Journal Article
Journal of Nuclear Engineering and Radiation Science, vol. 8, iss. 2, 2021
Authors
M. Hemesath, N. Boyle, B. Archambault, C. Troy Lorier, D. DiPrete, R. P. Taleyarkhan
Abstract
Abstract
This article discusses outcome of research for deriving a methodology and apparatus for ascertaining for the presence of ultratrace-level actinides in air from their alpha emission signatures, while remaining blind to the relatively large (1000× higher activity) alpha emissions from Rn-progeny. Apparatus and techniques were developed to collect and characterize alpha-emitting nuclides of Rn-progeny and actinides in air on a polycarbonate 3 μm pore size continuous air monitor (CAM) filter. A wet-chemistry approach was developed and validated for successfully separating the Rn-progeny alpha emitting isotopes of Po-214 and Po-218, while extracting the actinides (U, Pu, Am) in a fluid mixture that is suitable for conduct of alpha spectroscopy with a centrifugally tensioned metastable fluid detector (CTMFD). The resulting α-TMFD technology was compared against the state-of-art “Alpha-Sentry™” Continuous Air Monitor (CAM) system commonly utilized world-wide.
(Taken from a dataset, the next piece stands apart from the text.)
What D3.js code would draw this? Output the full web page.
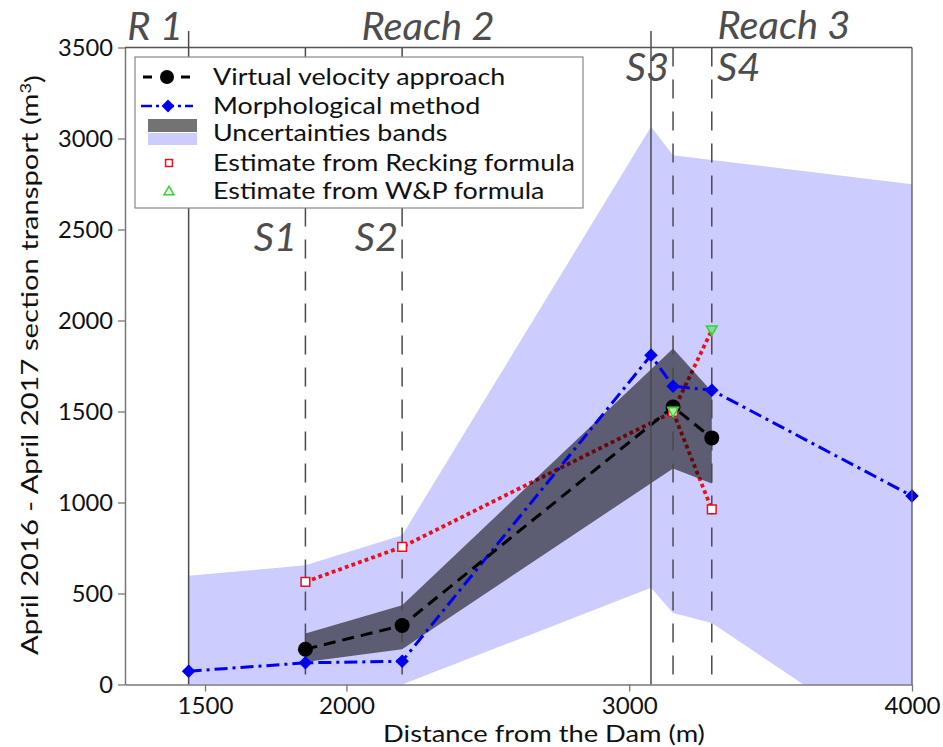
<!DOCTYPE html>
<html>
<head>
<meta charset="utf-8">
<script src="https://cdn.jsdelivr.net/npm/d3@7"></script>
<style>
  body { margin: 0; background: #fff; }
  svg { display: block; }
  text { font-family: Lato, "Open Sans", sans-serif; }
</style>
</head>
<body>
<svg id="chart" width="943" height="747"></svg>
<script>
// ---- data (distance from the dam in m, section transport in m3) ----
const vvX = [1855, 2197, 3155, 3292];
const vvY = [194, 324, 1525, 1355];

const darkX = [1855, 2197, 3155, 3292];
const darkLow = [124, 194, 1187, 1104];
const darkHigh = [280, 436, 1846, 1610];

const lightX = [1442, 1855, 2197, 3077, 3155, 3292, 4000];
const lightLow = [0, 0, 0, 531, 393, 338, -400];
const lightHigh = [597, 655, 820, 3064, 2908, 2882, 2749];

const morphX = [1442, 1855, 2197, 3077, 3155, 3292, 4000];
const morphY = [73, 119, 128, 1809, 1639, 1617, 1036];

const reckX = [1855, 2197, 3155, 3292];
const reckY = [564, 756, 1498, 962];

const wpX = [3155, 3292];
const wpY = [1500, 1947];

// section and reach boundaries
const solidLines = [1442, 3077];
const dashedLines = [1855, 2197, 3155, 3292];

const xTicks = [1500, 2000, 3000, 4000];
const yTicks = [0, 500, 1000, 1500, 2000, 2500, 3000, 3500];

const legendLabels = [
  "Virtual velocity approach",
  "Morphological method",
  "Uncertainties bands",
  "Estimate from Recking formula",
  "Estimate from W&P formula"
];

// ---- layout ----
const plot = { left: 125, right: 912, top: 47.5, bottom: 684.5 };
const svg = d3.select("#chart");

const x = d3.scaleLinear().domain([1217, 4000]).range([plot.left, plot.right]);
const y = d3.scaleLinear().domain([0, 3500]).range([plot.bottom, plot.top]);

const zip = (xs, ys) => xs.map((v, i) => [v, ys[i]]);

// widen a group of texts horizontally (about each text's own anchor)
// so that the widest one spans the given width
function stretchTo(sel, width, baseTransform) {
  const widest = d3.max(sel.nodes(), n => n.getComputedTextLength());
  const k = width / widest;
  sel.each(function () {
    const t = d3.select(this);
    const ax = +t.attr("x") || 0;
    const pre = baseTransform ? baseTransform + " " : "";
    t.attr("transform", `${pre}translate(${ax},0) scale(${k},1) translate(${-ax},0)`);
  });
}

svg.append("defs").append("clipPath").attr("id", "plotClip")
  .append("rect")
  .attr("x", plot.left).attr("y", plot.top)
  .attr("width", plot.right - plot.left).attr("height", plot.bottom - plot.top);

const g = svg.append("g").attr("clip-path", "url(#plotClip)");

const area = (xs, lo, hi) => d3.area()
  .x((d, i) => x(xs[i]))
  .y0((d, i) => y(lo[i]))
  .y1((d, i) => y(hi[i]))(xs);

const line = d3.line().x(d => x(d[0])).y(d => y(d[1]));

// light uncertainty band
g.append("path").attr("d", area(lightX, lightLow, lightHigh))
  .attr("fill", "#ccccff");

// formula estimates (red dotted)
[zip(reckX, reckY), zip(wpX, wpY)].forEach(pts => {
  g.append("path").attr("d", line(pts))
    .attr("fill", "none").attr("stroke", "#e8101a")
    .attr("stroke-width", 3.8).attr("stroke-dasharray", "3.8,3.2");
});

// dark uncertainty band
g.append("path").attr("d", area(darkX, darkLow, darkHigh))
  .attr("fill", "#000").attr("fill-opacity", 0.55);

// section boundaries
const vColor = "#4a4a4a";
solidLines.forEach(v => {
  svg.append("line").attr("x1", x(v)).attr("x2", x(v))
    .attr("y1", 31).attr("y2", plot.bottom)
    .attr("stroke", vColor).attr("stroke-width", 1.5);
});
dashedLines.forEach(v => {
  g.append("line").attr("x1", x(v)).attr("x2", x(v))
    .attr("y1", plot.top).attr("y2", plot.bottom)
    .attr("stroke", vColor).attr("stroke-width", 1.5)
    .attr("stroke-dasharray", "19,13");
});

// morphological method (blue dash-dot)
g.append("path").attr("d", line(zip(morphX, morphY)))
  .attr("fill", "none").attr("stroke", "#0000ee")
  .attr("stroke-width", 3).attr("stroke-dasharray", "13,5,3,5");

// virtual velocity approach (black dashed)
g.append("path").attr("d", line(zip(vvX, vvY)))
  .attr("fill", "none").attr("stroke", "#000")
  .attr("stroke-width", 3).attr("stroke-dasharray", "12,7");

// markers
const diamond = d3.symbol().type(d3.symbolDiamond2).size(64);
const square = d3.symbol().type(d3.symbolSquare2).size(95);
const triangle = d3.symbol().type(d3.symbolTriangle2).size(85);

svg.append("g").selectAll("path").data(zip(morphX, morphY)).join("path")
  .attr("d", diamond)
  .attr("transform", d => `translate(${x(d[0])},${y(d[1])})`)
  .attr("fill", "#0000ee").attr("stroke", "#0000ee").attr("stroke-width", 2.5);

svg.append("g").selectAll("circle").data(zip(vvX, vvY)).join("circle")
  .attr("cx", d => x(d[0])).attr("cy", d => y(d[1])).attr("r", 7.5)
  .attr("fill", "#000");

svg.append("g").selectAll("path").data(zip(reckX, reckY)).join("path")
  .attr("d", square)
  .attr("transform", d => `translate(${x(d[0])},${y(d[1])})`)
  .attr("fill", "#fff").attr("stroke", "#e8101a").attr("stroke-width", 1.5);

svg.append("g").selectAll("path").data(zip(wpX, wpY)).join("path")
  .attr("d", triangle)
  .attr("transform", d => `translate(${x(d[0])},${y(d[1]) - 1}) rotate(180)`)
  .attr("fill", "rgba(60,225,60,0.45)").attr("stroke", "#2ed82e").attr("stroke-width", 1.5);

// ---- axes ----
const axisColor = "#777";
const xAxis = svg.append("g").attr("transform", `translate(0,${plot.bottom})`)
  .call(d3.axisBottom(x).tickValues(xTicks).tickFormat(d3.format("d")).tickSize(7).tickPadding(5).tickSizeOuter(0));
const yAxis = svg.append("g").attr("transform", `translate(${plot.left},0)`)
  .call(d3.axisLeft(y).tickValues(yTicks).tickFormat(d3.format("d")).tickSize(7).tickPadding(5).tickSizeOuter(0));
[xAxis, yAxis].forEach(a => {
  a.select(".domain").attr("stroke", axisColor).attr("stroke-width", 1.5);
  a.selectAll(".tick line").attr("stroke", axisColor).attr("stroke-width", 1.3);
  a.selectAll(".tick text").attr("fill", "#111").attr("font-family", null)
    .attr("font-size", null).style("font-size", "24px");
});
stretchTo(yAxis.selectAll(".tick text"), 55);
stretchTo(xAxis.selectAll(".tick text"), 56);

// frame: top and right spines
svg.append("line").attr("x1", plot.left).attr("x2", plot.right)
  .attr("y1", plot.top).attr("y2", plot.top).attr("stroke", "#555").attr("stroke-width", 1.3);
svg.append("line").attr("x1", plot.right).attr("x2", plot.right)
  .attr("y1", plot.top).attr("y2", plot.bottom).attr("stroke", "#555").attr("stroke-width", 1.3);

const xTitle = svg.append("text").attr("x", 544).attr("y", 742)
  .attr("text-anchor", "middle").attr("fill", "#111").style("font-size", "24px")
  .text("Distance from the Dam (m)");
stretchTo(xTitle, 322);

const yLab = svg.append("text")
  .attr("text-anchor", "middle").attr("fill", "#111").style("font-size", "24px");
yLab.append("tspan").text("April 2016 - April 2017 section transport (m");
yLab.append("tspan").attr("dy", "-0.45em").style("font-size", "15px").text("3");
yLab.append("tspan").attr("dy", "0.45em").text(")");
stretchTo(yLab, 580, "translate(38,365) rotate(-90)");

// ---- reach / section labels ----
const labColor = "#4d4d4d";
const labels = [
  { t: "Reach 2", x: 428, y: 40, a: "middle" },
  { t: "R 1", x: 183, y: 40, a: "end" },
  { t: "Reach 3", x: 784, y: 39, a: "middle" },
  { t: "S1", x: 297, y: 251, a: "end" },
  { t: "S2", x: 398, y: 251, a: "end" },
  { t: "S3", x: 669, y: 81, a: "end" },
  { t: "S4", x: 717, y: 81, a: "start" }
];
const labTexts = svg.append("g").selectAll("text").data(labels).join("text")
  .attr("x", d => d.x).attr("y", d => d.y).attr("text-anchor", d => d.a)
  .attr("fill", labColor).style("font-size", "38px").style("font-style", "italic")
  .text(d => d.t);
stretchTo(labTexts, 133);

// ---- legend ----
const lg = svg.append("g");
lg.append("rect").attr("x", 135).attr("y", 57).attr("width", 448).attr("height", 151)
  .attr("fill", "#fff").attr("stroke", "#888").attr("stroke-width", 1.2);
const rowY = [77, 106, 133, 163, 191];
const keyX = 167;
const lgTexts = lg.selectAll("text").data(legendLabels).join("text")
  .attr("x", 213).attr("y", (d, i) => rowY[i]).attr("dy", "0.35em")
  .attr("fill", "#111").style("font-size", "23px").text(d => d);
stretchTo(lgTexts, 362);

lg.append("line").attr("x1", 143).attr("x2", 190).attr("y1", rowY[0]).attr("y2", rowY[0])
  .attr("stroke", "#000").attr("stroke-width", 3).attr("stroke-dasharray", "9,9.5,10,9.5");
lg.append("circle").attr("cx", keyX).attr("cy", rowY[0]).attr("r", 7).attr("fill", "#000");

lg.append("line").attr("x1", 141).attr("x2", 193).attr("y1", rowY[1]).attr("y2", rowY[1])
  .attr("stroke", "#0000ee").attr("stroke-width", 2.5).attr("stroke-dasharray", "11,4,3,4");
lg.append("path").attr("d", diamond)
  .attr("transform", `translate(${keyX + 1},${rowY[1]})`)
  .attr("fill", "#0000ee").attr("stroke", "#0000ee").attr("stroke-width", 2);

lg.append("rect").attr("x", 148).attr("y", 119).attr("width", 49).attr("height", 13)
  .attr("fill", "#000").attr("fill-opacity", 0.55);
lg.append("rect").attr("x", 148).attr("y", 133).attr("width", 49).attr("height", 12)
  .attr("fill", "#ccccff");

lg.append("path").attr("d", d3.symbol().type(d3.symbolSquare2).size(60))
  .attr("transform", `translate(${keyX + 2},${rowY[3]})`)
  .attr("fill", "#fff").attr("stroke", "#e8101a").attr("stroke-width", 1.5);
lg.append("path").attr("d", d3.symbol().type(d3.symbolTriangle2).size(70))
  .attr("transform", `translate(${keyX + 2},${rowY[4] + 1})`)
  .attr("fill", "#fff").attr("stroke", "#2ed82e").attr("stroke-width", 1.5);
</script>
</body>
</html>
Results indicate that the α-TMFD technology can potentially offer complementary and superior performance in multiple performance categories, and ∼18× improvement in the time to detect (e.g., at 0.02 derived air concentration (DAC) within ∼3 h, versus ∼70 h for Alpha-Sentry) for actinides of interest while also remaining ∼100% blind to ∼103× higher Rn-progeny background—with the added potential for offering few keV scale energy resolution without resorting to peak shape fitting, versus ∼300–400 keV for existing CAM systems.